Book: Esperanza Rising by Pam Munoz Ryan
Published September 2002 by Scholastic, Inc|304 pages
Where I Got It: I own the paperback
Genre: Middle Grade Historical Fiction
Esperanza thought she’d always live with her family on their ranch in Mexico–she’d always have fancy dresses, a beautiful home, and servants. But a sudden tragedy forces Esperanza and Mama to flee to California during the Great Depression, and to settle in a camp for Mexican farm workers. Esperanza isn’t ready for the hard labor, financial struggles, or lack of acceptance she now faces. When their new life is threatened, Esperanza must find a way to rise above her difficult circumstances–Mama’s life, and her own, depend on it.

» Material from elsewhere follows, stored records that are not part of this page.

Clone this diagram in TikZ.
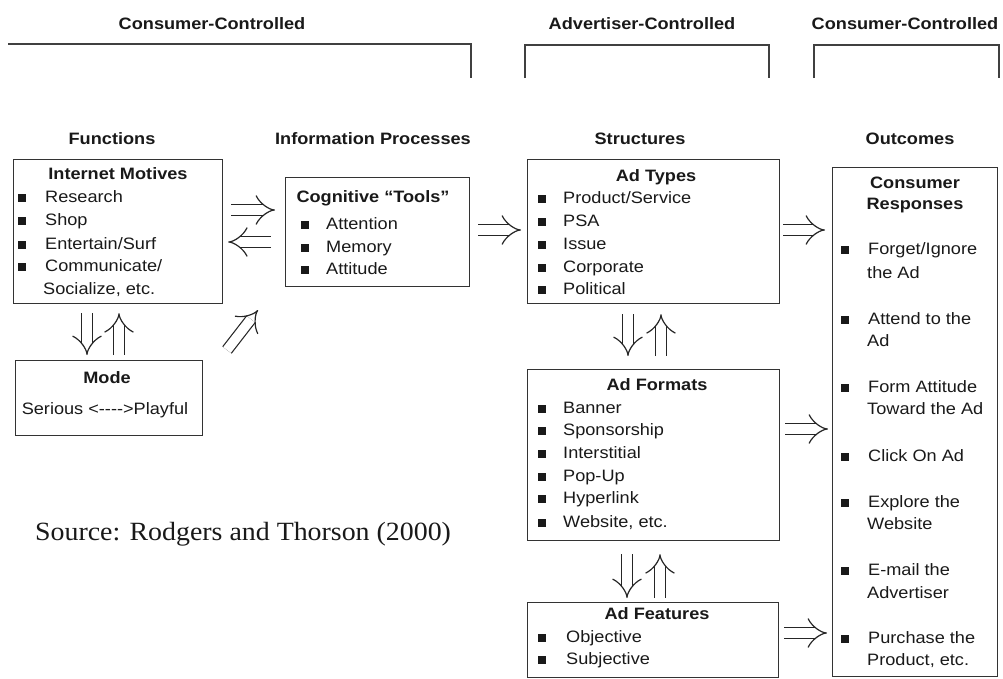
\documentclass[tikz,border=0pt]{standalone}
\usepackage{fontspec}
\setmainfont{Liberation Sans}[FakeStretch=1.1]
\newfontfamily\srcfont{Liberation Serif}[FakeStretch=1.06]
\usetikzlibrary{arrows.meta}
\newcommand\fs{\fontsize{16.5pt}{20pt}\selectfont}
\newcommand\blt{\rule[0.5pt]{7.5pt}{7.5pt}}
\newcommand\bitem[2]{\makebox[#1][l]{\blt}#2}
\begin{document}
\begin{tikzpicture}[x=1pt,y=-1pt,
  every node/.style={font=\fs, inner sep=0pt, text=black!90},
  hdr/.style={font=\fs\bfseries, anchor=base},
  itm/.style={anchor=base west},
  box/.style={draw=black!80, line width=1.2pt, anchor=north west},
  brk/.style={draw=black!75, line width=1.4pt},
  dbl/.style={draw=black!85, double, double distance=9.5pt, line width=1.2pt, -{Implies[scale=1.5]}}]
\useasboundingbox (0,0) rectangle (1003,678);

% top brackets
\node[hdr] (cc1) at (212,29) {Consumer-Controlled};
\node[hdr] (ac) at (642,29) {Advertiser-Controlled};
\node[hdr] (cc2) at (905,29) {Consumer-Controlled};
\draw[brk] (8,44) -- (471,44) -- (471,78);
\draw[brk] (525,78) -- (525,45) -- (769,45) -- (769,78);
\draw[brk] (814,78) -- (814,45) -- (999,45) -- (999,78);

% column headers
\node[hdr] (hf) at (112,144) {Functions};
\node[hdr] (hi) at (373,144) {Information Processes};
\node[hdr] (hs) at (640,144) {Structures};
\node[hdr] (ho) at (910,144) {Outcomes};

% boxes
\node[box, minimum width=209pt, minimum height=144pt] (im) at (13,159) {};
\node[box, minimum width=187pt, minimum height=75pt] (mode) at (15,360) {};
\node[box, minimum width=184pt, minimum height=109pt] (cog) at (285,177) {};
\node[box, minimum width=252pt, minimum height=144pt] (at) at (527,159) {};
\node[box, minimum width=252pt, minimum height=171pt] (af) at (527,369) {};
\node[box, minimum width=251pt, minimum height=75pt] (ft) at (527,602) {};
\node[box, minimum width=165pt, minimum height=509pt] (cr) at (832,167) {};

% Internet Motives
\node[hdr] (imt) at (118,179) {Internet Motives};
\foreach \y/\t [count=\i] in {202/Research, 225/Shop, 249/{Entertain/Surf}, 271/{Communicate/}}
  \node[itm] (im\i) at (18,\y) {\bitem{27pt}{\t}};
\node[itm] (im5) at (43,294) {Socialize, etc.};

% Mode
\node[hdr] (modet) at (107,383) {Mode};
\node[hdr, font=\fs] (model) at (105,414) {Serious <-{}-{}-{}->Playful};

% Cognitive tools
\node[hdr] (cogt) at (373,202) {Cognitive ``Tools''};
\foreach \y/\t [count=\i] in {229/Attention, 252/Memory, 274/Attitude}
  \node[itm] (cog\i) at (301,\y) {\bitem{25pt}{\t}};

% Ad Types
\node[hdr] (att) at (656,181) {Ad Types};
\foreach \y/\t [count=\i] in {203/{Product/Service}, 226/PSA, 249/Issue, 272/Corporate, 294/Political}
  \node[itm] (at\i) at (538,\y) {\bitem{25pt}{\t}};

% Ad Formats
\node[hdr] (aft) at (657,390) {Ad Formats};
\foreach \y/\t [count=\i] in {413/Banner, 435/Sponsorship, 458/Interstitial, 481/Pop-Up, 503/Hyperlink, 527/{Website, etc.}}
  \node[itm] (af\i) at (538,\y) {\bitem{25pt}{\t}};

% Ad Features
\node[hdr] (ftt) at (657,619) {Ad Features};
\foreach \y/\t [count=\i] in {642/Objective, 664/Subjective}
  \node[itm] (ft\i) at (538,\y) {\bitem{28pt}{\t}};

% Consumer responses
\node[hdr] (crt1) at (915,188) {Consumer};
\node[hdr] (crt2) at (915,209) {Responses};
\foreach \y/\t [count=\i] in {254/{Forget/Ignore}, 324/Attend to the, 392/Form Attitude, 461/Click On Ad, 507/Explore the, 575/E-mail the, 643/Purchase the}
  \node[itm] (cr\i) at (841,\y) {\bitem{27pt}{\t}};
\foreach \y/\t [count=\i] in {278/the Ad, 346/Ad, 414/Toward the Ad, 529/Website, 598/Advertiser, 665/{Product, etc.}}
  \node[itm] (crc\i) at (867,\y) {\t};

% source
\node[anchor=base west, font=\srcfont\fontsize{26.3pt}{30pt}\selectfont] (src) at (35,540) {Source: Rodgers and Thorson (2000)};

% arrows
\draw[dbl, shorten <=8pt, shorten >=10pt] (im.east |- 0,210) -- (cog.west |- 0,210);
\draw[dbl, shorten <=14pt, shorten >=5pt] (cog.west |- 0,242) -- (im.east |- 0,242);
\draw[dbl, shorten <=9pt, shorten >=5pt] (im.south -| 87,0) -- (mode.north -| 87,0);
\draw[dbl, shorten <=5pt, shorten >=9pt] (mode.north -| 119,0) -- (im.south -| 119,0);
\coordinate (d1) at (227,350);
\coordinate (d2) at (258,310);
\draw[dbl] (d1) -- (d2);
\draw[dbl, shorten <=8pt, shorten >=6pt] (cog.east |- 0,230) -- (at.west |- 0,230);
\draw[dbl, shorten <=3pt, shorten >=7pt] (at.east |- 0,230) -- (cr.west |- 0,230);
\draw[dbl, shorten <=10pt, shorten >=13pt] (at.south -| 628,0) -- (af.north -| 628,0);
\draw[dbl, shorten <=13pt, shorten >=10pt] (af.north -| 661,0) -- (at.south -| 661,0);
\draw[dbl, shorten <=5pt, shorten >=4pt] (af.east |- 0,429) -- (cr.west |- 0,429);
\draw[dbl, shorten <=13pt, shorten >=4pt] (af.south -| 627,0) -- (ft.north -| 627,0);
\draw[dbl, shorten <=4pt, shorten >=13pt] (ft.north -| 660,0) -- (af.south -| 660,0);
\draw[dbl, shorten <=5pt, shorten >=5pt] (ft.east |- 0,633) -- (cr.west |- 0,633);
\end{tikzpicture}
\end{document}
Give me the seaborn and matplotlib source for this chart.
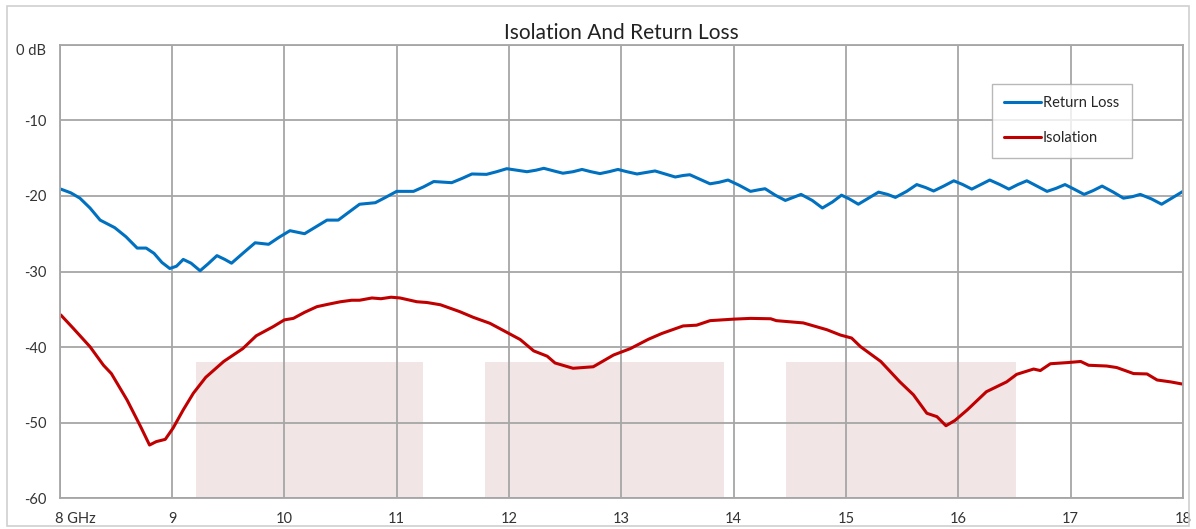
import matplotlib
matplotlib.use("Agg")
import matplotlib.pyplot as plt
import matplotlib.transforms as mtrans
import seaborn as sns
import pandas as pd
from matplotlib.patches import Rectangle

# ---- data ----
rl_freq = [8.01, 8.10, 8.18, 8.27, 8.36, 8.49, 8.59, 8.69, 8.77, 8.84, 8.91, 8.98, 9.04, 9.10, 9.17,
           9.25, 9.32, 9.40, 9.47, 9.53, 9.63, 9.74, 9.86, 9.95, 10.05, 10.18, 10.28, 10.38, 10.48,
           10.57, 10.67, 10.81, 10.90, 11.00, 11.15, 11.24, 11.33, 11.49, 11.58, 11.67, 11.80,
           11.89, 11.98, 12.07, 12.16, 12.24, 12.31, 12.40, 12.48, 12.57, 12.65, 12.73, 12.81,
           12.89, 12.97, 13.05, 13.14, 13.22, 13.30, 13.39, 13.48, 13.55, 13.61, 13.70, 13.79,
           13.87, 13.95, 14.05, 14.15, 14.22, 14.28, 14.37, 14.46, 14.53, 14.60, 14.70, 14.79,
           14.88, 14.96, 15.03, 15.11, 15.20, 15.29, 15.37, 15.44, 15.54, 15.63, 15.71, 15.78,
           15.87, 15.96, 16.04, 16.12, 16.20, 16.28, 16.37, 16.45, 16.53, 16.61, 16.70, 16.79,
           16.87, 16.95, 17.03, 17.12, 17.20, 17.28, 17.38, 17.47, 17.55, 17.62, 17.72, 17.81,
           17.90, 18.00]
rl_db = [-19.1, -19.6, -20.3, -21.6, -23.2, -24.2, -25.4, -26.9, -26.9, -27.6, -28.8, -29.6, -29.3,
         -28.4, -28.9, -29.9, -29.0, -27.9, -28.4, -28.9, -27.6, -26.2, -26.4, -25.5, -24.6, -25.0,
         -24.1, -23.2, -23.2, -22.2, -21.1, -20.9, -20.2, -19.4, -19.4, -18.8, -18.1, -18.25,
         -17.7, -17.1, -17.15, -16.8, -16.4, -16.6, -16.8, -16.6, -16.35, -16.7, -17.0, -16.8,
         -16.5, -16.8, -17.05, -16.8, -16.5, -16.8, -17.1, -16.9, -16.7, -17.1, -17.5, -17.3,
         -17.2, -17.8, -18.4, -18.2, -17.9, -18.6, -19.4, -19.2, -19.05, -19.9, -20.6, -20.2,
         -19.8, -20.6, -21.6, -20.8, -19.9, -20.4, -21.1, -20.3, -19.5, -19.8, -20.2, -19.4,
         -18.5, -18.9, -19.35, -18.7, -18.0, -18.5, -19.1, -18.5, -17.9, -18.5, -19.1, -18.5,
         -18.0, -18.7, -19.4, -19.0, -18.5, -19.1, -19.8, -19.3, -18.7, -19.5, -20.3, -20.1,
         -19.8, -20.4, -21.1, -20.3, -19.4]

iso_freq = [8.01, 8.12, 8.27, 8.39, 8.46, 8.60, 8.72, 8.80, 8.86, 8.94, 9.01, 9.10, 9.19, 9.30,
            9.46, 9.63, 9.75, 9.90, 10.00, 10.08, 10.18, 10.29, 10.40, 10.50, 10.60, 10.67,
            10.78, 10.86, 10.95, 11.03, 11.18, 11.27, 11.39, 11.56, 11.68, 11.83, 11.95, 12.10,
            12.22, 12.34, 12.41, 12.57, 12.75, 12.93, 13.08, 13.24, 13.36, 13.55, 13.67, 13.79,
            14.00, 14.15, 14.33, 14.38, 14.62, 14.83, 14.95, 15.05, 15.13, 15.31, 15.48, 15.60,
            15.72, 15.81, 15.89, 15.97, 16.08, 16.25, 16.43, 16.52, 16.67, 16.73, 16.82, 16.97,
            17.09, 17.16, 17.32, 17.41, 17.56, 17.68, 17.77, 17.89, 18.00]
iso_db = [-35.75, -37.5, -39.95, -42.4, -43.5, -47.0, -50.5, -52.95, -52.5, -52.2, -50.7, -48.3,
          -46.1, -44.0, -41.9, -40.2, -38.5, -37.3, -36.4, -36.2, -35.4, -34.65, -34.3, -34.0,
          -33.8, -33.8, -33.5, -33.6, -33.4, -33.5, -34.0, -34.1, -34.4, -35.3, -36.05, -36.85,
          -37.8, -39.0, -40.5, -41.2, -42.1, -42.8, -42.6, -41.05, -40.2, -38.97, -38.2, -37.2,
          -37.1, -36.5, -36.3, -36.2, -36.25, -36.5, -36.8, -37.7, -38.4, -38.8, -39.95, -41.9,
          -44.6, -46.3, -48.75, -49.2, -50.4, -49.7, -48.3, -45.9, -44.6, -43.6, -42.9, -43.1,
          -42.2, -42.05, -41.9, -42.4, -42.5, -42.7, -43.5, -43.55, -44.35, -44.6, -44.9]

band_start = [9.21, 11.79, 14.47]
band_end = [11.23, 13.91, 16.51]
band_top = -42

x_ticks = [8, 9, 10, 11, 12, 13, 14, 15, 16, 17, 18]
x_labels = ["8 GHz", "9", "10", "11", "12", "13", "14", "15", "16", "17", "18"]
y_ticks = [0, -10, -20, -30, -40, -50, -60]
y_labels = ["0 dB", "-10", "-20", "-30", "-40", "-50", "-60"]

series_names = ["Return Loss", "Isolation"]
series_colors = ["#0070C0", "#C00000"]

df = pd.concat([
    pd.DataFrame({"freq": rl_freq, "db": rl_db, "series": series_names[0]}),
    pd.DataFrame({"freq": iso_freq, "db": iso_db, "series": series_names[1]}),
], ignore_index=True)

# ---- plot ----
sns.set_theme(style="white")
plt.rcParams["font.family"] = ["Lato", "DejaVu Sans"]

fig = plt.figure(figsize=(11.96, 5.29), dpi=100)
ax = fig.add_axes([0.0499, 0.058, 0.9392, 0.8575])

grid_col = "#A6A6A6"
for s, e in zip(band_start, band_end):
    ax.fill_between([s, e], [-60, -60], [band_top, band_top], color="#F2E5E6", lw=0, zorder=0.5)

ax.set_axisbelow(True)
ax.grid(True, color=grid_col, lw=1.3)

sns.lineplot(data=df, x="freq", y="db", hue="series", hue_order=series_names,
             palette=series_colors, linewidth=2.2, ax=ax, sort=True, estimator=None)

ax.set_xlim(8, 18)
ax.set_ylim(-60, 0)
ax.set_xticks(x_ticks)
ax.set_xticklabels(x_labels)
ax.set_yticks(y_ticks)
ax.set_yticklabels(y_labels)
ax.tick_params(axis="both", length=0, labelsize=10.5, colors="#333333")
ax.tick_params(axis="x", pad=10)
ax.tick_params(axis="y", pad=9.5)
xl = ax.get_xticklabels()
xl[0].set_transform(xl[0].get_transform() + mtrans.ScaledTranslation(0.16, 0, fig.dpi_scale_trans))
yl = ax.get_yticklabels()
yl[0].set_transform(yl[0].get_transform() + mtrans.ScaledTranslation(0, -0.05, fig.dpi_scale_trans))
for sp in ax.spines.values():
    sp.set_color(grid_col)
    sp.set_linewidth(1.3)
ax.set_xlabel("")
ax.set_ylabel("")

ax.set_title("Isolation And Return Loss", fontsize=15, color="#222222", pad=4)

leg = ax.legend(loc="upper left", bbox_to_anchor=(0.830, 0.9142), frameon=True, fancybox=False,
                fontsize=10.5, labelspacing=1.45, handlelength=2.5, handletextpad=0.15,
                borderpad=0.85, borderaxespad=0)
leg.get_frame().set_edgecolor(grid_col)
leg.get_frame().set_linewidth(1.0)
for ln in leg.get_lines():
    ln.set_linewidth(2.2)

fig.patches.append(Rectangle((0.006, 0.006), 0.988, 0.982, transform=fig.transFigure,
                             fill=False, edgecolor="#D0D0D0", lw=1.2))

fig.savefig("out.png", dpi=100)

I liked Esperanza Rising! I thought it was a really good read, and it really shows what it was like to move to the U.S. during the Great Depression and what it was like to be a farm worker.
Esperanza had a lot of things change once her father dies. She goes from having everything given to her and having a really good- and sheltered- life to having to work on a farm. And she had to do it at such a young age, which is hard to imagine. Considering the book takes place during the Great Depression, I suppose it’s not surprising, but still. I can’t imagine doing what she and her family had to do, but they were willing to do whatever it took to have a better life.
One interesting thing that we see in the book is the fact that some people were deported back to Mexico, even though they were U.S. citizens, simply because they looked Mexican. Sadly, that doesn’t seem to have changed much, and this story takes place 80-ish years later. I do wish we saw a little more of that, actually, but it is something that we see in the book. I can’t imagine having that hanging over your head. There’s a lot of challenges that migrant workers face, and I thought the book showed that really well.
We do see a lot of the characters change, especially Esperanza. She changes the most, of course, and she does what she needs to. She’s grieving over the loss of her father, and her life changes pretty dramatically, but I wanted something a little more. What, I don’t know, but it felt like there was this spark missing. But maybe that’s just me. I did like the relationship she had with her parents and her grandmother. I was really close to my grandma, and I’ve always enjoyed seeing that in books. Plus, she crochets with her grandma, and as someone who crochets, (unfortunately, by the time I actually learned how to crochet, my grandma wasn’t able to teach me anymore) I love seeing that in books.
3 stars. I liked Esperanza Rising, but I think I wanted something a little more. Maybe I was expecting too much, since this is a middle grade book, but I’d still recommend it.